A phrase “at least one of” preceding a series of items, with the terms “and” or “or” to separate any of the items, modifies the list as a whole, rather than each member of the list. The phrase “at least one of” does not require selection of at least one item; rather, the phrase allows a meaning that includes at least one of any one of the items, and/or at least one of any combination of the items, and/or at least one of each of the items. By way of example, each of the phrases “at least one of A, B, and C” or “at least one of A, B, or C” refers to only A, only B, or only C; any combination of A, B, and C; and/or at least one of each of A, B, and C.

It is understood that the specific order or hierarchy of steps, operations, or processes disclosed is an illustration of exemplary approaches. Unless explicitly stated otherwise, it is understood that the specific order or hierarchy of steps, operations, or processes may be performed in different order. Some of the steps, operations, or processes may be performed simultaneously or may be performed as a part of one or more other steps, operations, or processes. The accompanying method claims, if any, present elements of the various steps, operations or processes in a sample order, and are not meant to be limited to the specific order or hierarchy presented. These may be performed in serial, linearly, in parallel or in different order. It should be understood that the described instructions, operations, and systems can generally be integrated together in a single software/hardware product or packaged into multiple software/hardware products.

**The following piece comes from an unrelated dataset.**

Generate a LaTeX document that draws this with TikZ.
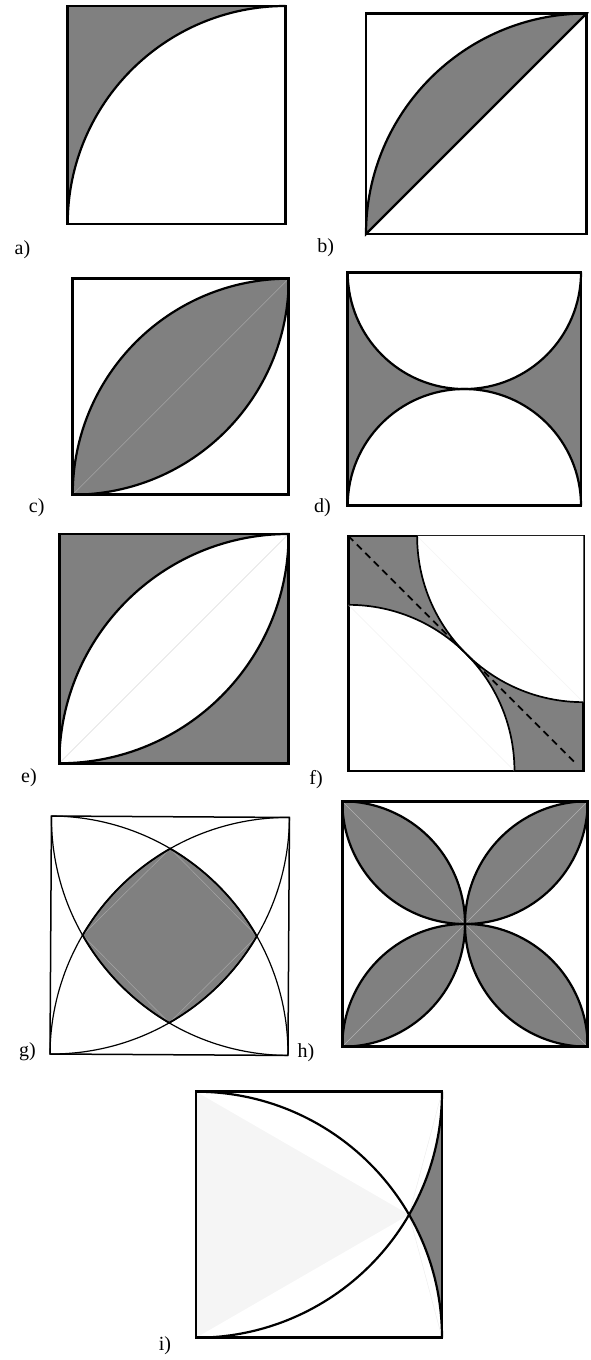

The disclosure is provided to enable any person skilled in the art to practice the various aspects described herein. In some instances, well-known structures and components are shown in block diagram form in order to avoid obscuring the concepts of the subject technology. The disclosure provides various examples of the subject technology, and the subject technology is not limited to these examples. Various modifications to these aspects will be readily apparent to those skilled in the art, and the principles described herein may be applied to other aspects.

All structural and functional equivalents to the elements of the various aspects described throughout this disclosure that are known or later come to be known to those of ordinary skill in the art are expressly incorporated herein by reference and are intended to be encompassed by the claims. Moreover, nothing disclosed herein is intended to be dedicated to the public regardless of whether such disclosure is explicitly recited in the claims. No claim element is to be construed under the provisions of 35 U.S.C. § 112, sixth paragraph, unless the element is expressly recited using a phrase means for or, in the case of a method claim, the element is recited using the phrase step for.

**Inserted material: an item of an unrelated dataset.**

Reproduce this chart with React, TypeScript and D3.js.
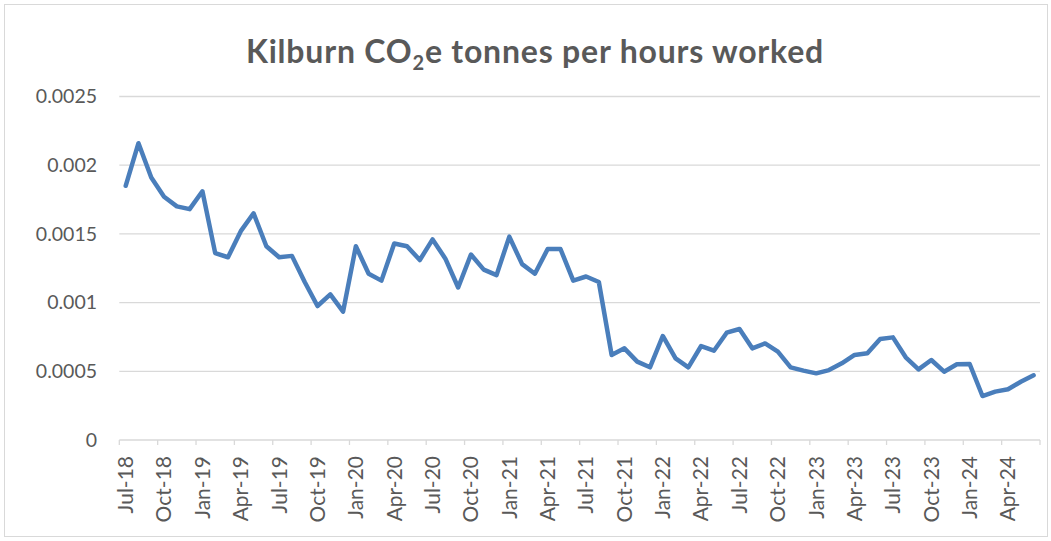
import React from "react";
import * as d3 from "d3";

const title = "Kilburn CO";
const titleSub = "2";
const titleRest = "e tonnes per hours worked";

const months: Date[] = d3.timeMonth.range(new Date(2018, 6, 1), new Date(2024, 6, 1));
const fmt = d3.timeFormat("%b-%y");

const values: number[] = [
  0.00185, 0.00216, 0.00191, 0.00177, 0.0017, 0.00168, 0.00181, 0.00136, 0.00133, 0.00152,
  0.00165, 0.00141, 0.00133, 0.00134, 0.00115, 0.000975, 0.00106, 0.000934, 0.00141, 0.00121,
  0.00116, 0.00143, 0.00141, 0.00131, 0.00146, 0.00132, 0.00111, 0.00135, 0.00124, 0.0012,
  0.00148, 0.00128, 0.00121, 0.00139, 0.00139, 0.00116, 0.00119, 0.00115, 0.000619, 0.000667,
  0.00057, 0.000529, 0.000757, 0.000594, 0.000529, 0.000684, 0.00065, 0.000781, 0.000808, 0.000667,
  0.000703, 0.000643, 0.000529, 0.000505, 0.000485, 0.000509, 0.000558, 0.000619, 0.000631, 0.000735,
  0.000747, 0.000602, 0.000514, 0.000582, 0.000497, 0.000551, 0.000553, 0.00032, 0.000352, 0.000369,
  0.000424, 0.000471,
];

const yTicks: number[] = [0, 0.0005, 0.001, 0.0015, 0.002, 0.0025];

export default function App() {
  const W = 1051, H = 541;
  const left = 119.3, right = 1040, top = 96.5, bottom = 440;
  const idx = months.map((_, i) => i);
  const x = d3.scaleBand<number>().domain(idx).range([left, right]).padding(0);
  const bw = x.bandwidth();
  const y = d3.scaleLinear().domain([0, 0.0025]).range([bottom, top]);
  const line = d3
    .line<number>()
    .x((_, i) => (x(i) as number) + bw / 2)
    .y((d) => y(d));
  const font = "Lato, 'Open Sans', sans-serif";
  const grey = "#595959";
  const tickIdx = idx.filter((i) => i % 3 === 0);
  return (
    <svg width={W} height={H} style={{ position: "absolute", left: 0, top: 0 }} fontFamily={font}>
      <rect x={0} y={0} width={W} height={H} fill="#fff" />
      <rect x={4.5} y={4.5} width={1043} height={532} fill="none" stroke="#d9d9d9" strokeWidth={1} />
      <text x={535} y={63} textAnchor="middle" fontSize={32} fontWeight={700} fill={grey} letterSpacing={0.8}>
        {title}
        <tspan fontSize={20} dy={7}>{titleSub}</tspan>
        <tspan dy={-7}>{titleRest}</tspan>
      </text>
      {yTicks.map((t) => (
        <g key={t}>
          {t > 0 && (
            <line x1={left} x2={right} y1={y(t)} y2={y(t)} stroke="#d9d9d9" strokeWidth={1.3} />
          )}
          <text x={97} y={y(t)} dy="0.35em" textAnchor="end" fontSize={19.5} fill={grey}>
            {String(t)}
          </text>
        </g>
      ))}
      <line x1={left} x2={right} y1={bottom} y2={bottom} stroke="#d9d9d9" strokeWidth={1.3} />
      {tickIdx.map((i) => (
        <line key={"t" + i} x1={x(i) as number} x2={x(i) as number} y1={bottom} y2={bottom + 5} stroke="#d9d9d9" strokeWidth={1.3} />
      ))}
      <line x1={right} x2={right} y1={bottom} y2={bottom + 5} stroke="#d9d9d9" strokeWidth={1.3} />
      {tickIdx.map((i) => {
        const cx = (x(i) as number) + bw / 2;
        return (
          <text
            key={"l" + i}
            transform={`translate(${cx},${bottom + 16}) rotate(-90)`}
            textAnchor="end"
            dy="0.35em"
            fontSize={21}
            fill={grey}
          >
            {fmt(months[i])}
          </text>
        );
      })}
      <path d={line(values) || ""} fill="none" stroke="#4a7ebb" strokeWidth={4.5} strokeLinejoin="round" strokeLinecap="round" />
    </svg>
  );
}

The title, background, brief description of the drawings, abstract, and drawings are hereby incorporated into the disclosure and are provided as illustrative examples of the disclosure, not as restrictive descriptions. It is submitted with the understanding that they will not be used to limit the scope or meaning of the claims. In addition, in the detailed description, it can be seen that the description provides illustrative examples and the various features are grouped together in various implementations for the purpose of streamlining the disclosure. This method of disclosure is not to be interpreted as reflecting an intention that the claimed subject matter requires more features than are expressly recited in each claim. Rather, as the following claims reflect, inventive subject matter lies in less than all features of a single disclosed configuration or operation. The following claims are hereby incorporated into the detailed description, with each claim standing on its own as a separately claimed subject matter.

The claims are not intended to be limited to the aspects described herein, but are to be accorded the full scope consistent with the language claims and to encompass all legal equivalents. Notwithstanding, none of the claims are intended to embrace subject matter that fails to satisfy the requirements of the applicable patent law. nor should they be interpreted in such a way.